Comme toujours, les alternatives existent. Une actrice ou acteur peuvent décider, par exemple, de ne pas se plier au jeu de la tournée promo. (...)
un collectif comme « Eco Deco Cine », promeut « une charte de pratiques durables, enrichie de fiches qui recommandent la réutilisation des feuilles de décor amovibles, la location, l’achat d’occasion et la revente des éléments décoratifs, la limitation des quantités de matériaux et des solvants, l’utilisation de peintures ou colles écoresponsables, la réduction et le tri des déchets… » Bref : des décors écoresponsables, tels ceux de Provence Studios, à Martigues, « où ces pratiques vertueuses sont le lot quotidien. (...)
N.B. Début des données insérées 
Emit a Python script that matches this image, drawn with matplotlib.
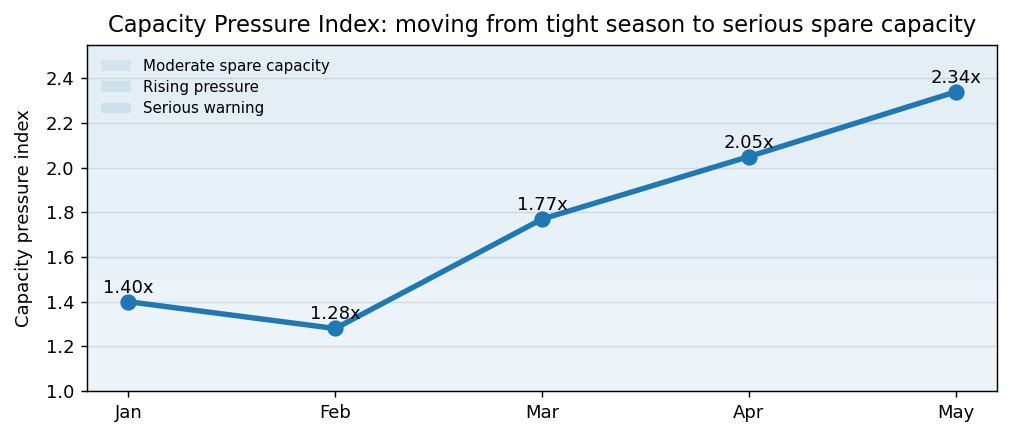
import matplotlib.pyplot as plt

months = ["Jan", "Feb", "Mar", "Apr", "May"]
pressure_index = [1.40, 1.28, 1.77, 2.05, 2.34]

band_names = ["Moderate spare capacity", "Rising pressure", "Serious warning"]
band_low = [1.0, 1.5, 2.0]
band_high = [1.5, 2.0, 2.55]
band_alpha = [0.08, 0.10, 0.12]

fig, ax = plt.subplots(figsize=(1013 / 130, 440 / 130), dpi=130)
fig.subplots_adjust(left=87 / 1013, right=997 / 1013, top=1 - 45 / 440, bottom=1 - 391 / 440)

for name, lo, hi, a in zip(band_names, band_low, band_high, band_alpha):
    ax.axhspan(lo, hi, color="tab:blue", alpha=a, lw=0, label=name)

x = list(range(len(months)))
ax.plot(x, pressure_index, color="tab:blue", lw=3, marker="o", markersize=8)
for xi, v in zip(x, pressure_index):
    ax.annotate(f"{v:.2f}x", (xi, v), textcoords="offset points", xytext=(0, 5),
                ha="center", fontsize=10)

ax.set_xticks(x)
ax.set_xticklabels(months)
ax.set_xlim(-0.2, 4.2)
ax.set_ylim(1.0, 2.55)
ax.yaxis.grid(True, color="gray", alpha=0.2)
ax.set_axisbelow(True)
ax.set_ylabel("Capacity pressure index", labelpad=7)
ax.set_title("Capacity Pressure Index: moving from tight season to serious spare capacity",
             fontsize=12.5, pad=7)
ax.legend(loc="upper left", frameon=False, fontsize="small", labelspacing=0.42)

fig.savefig("out.png", dpi=130)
Et surtout, loin des navets tout pétés qui singent à grands coups d’effets spéciaux flingués les blockbuster du moment, loin de ces enflades numériques prétentieuses et creuses, il y a le cinéma indépendant, réellement indépendant, avec sa fougue, ses petits moyens et son inventivité ; il y a l’art de la série B ; en bref : il y a tout ce que nous a apporté le grand, l’immense John Carpenter.
Carpenter, avec ses intrigues et sa réalisation épurés, voire minimalistes, sa volonté d’une mise en scène la plus discrète possible, voire « invisible », selon ses propres termes, Carpenter, avec son élégance, sa fluidité –et son implacable subversion, son rejet absolu du « darwinisme social », de l’égoïsme, de l’inhumanité du capitalisme ; Carpenter qui affirmait : « Vous savez, pour les riches, les pauvres sont invisibles. Ils n’existent pas », et qui s’est employé dans nombre de ses films, avec brio, à mettre en lumière cet « invisible », un terme qui est décidément le maitre-mot de son œuvre, qui traverse nos sociétés, souvent grâce aux outils de l’horreur et/ou du fantastique. (...)
Vive la série B fauchée ! Je rappelle pour conclure que cette purge qu’est 2012, film catastrophe qui traite de la fin du monde tout en y participant, a couté 200 millions de dollars, avec des effets spéciaux en pagaille, et le Fils de l’homme, cette œuvre maitresse de science-fiction dystopique d’Alfonso Cuarón, qui nous présente une humanité dévastée par les pandémies et les guerres et au bord de l’extinction, 76 millions de dollars, avec une extrême quoique intense sobriété de moyens. Et 28 jours plus tard, film de zombie de Danny Boyle, scénarisé par le génial Alex Garland (qui a réalisé plus tard le fabuleux Ex Machina, à voir absolument), avec le talentueux Cillian Murphy, juste 8 millions, et fut tourné uniquement en Angleterre, en caméra DV. Comme quoi.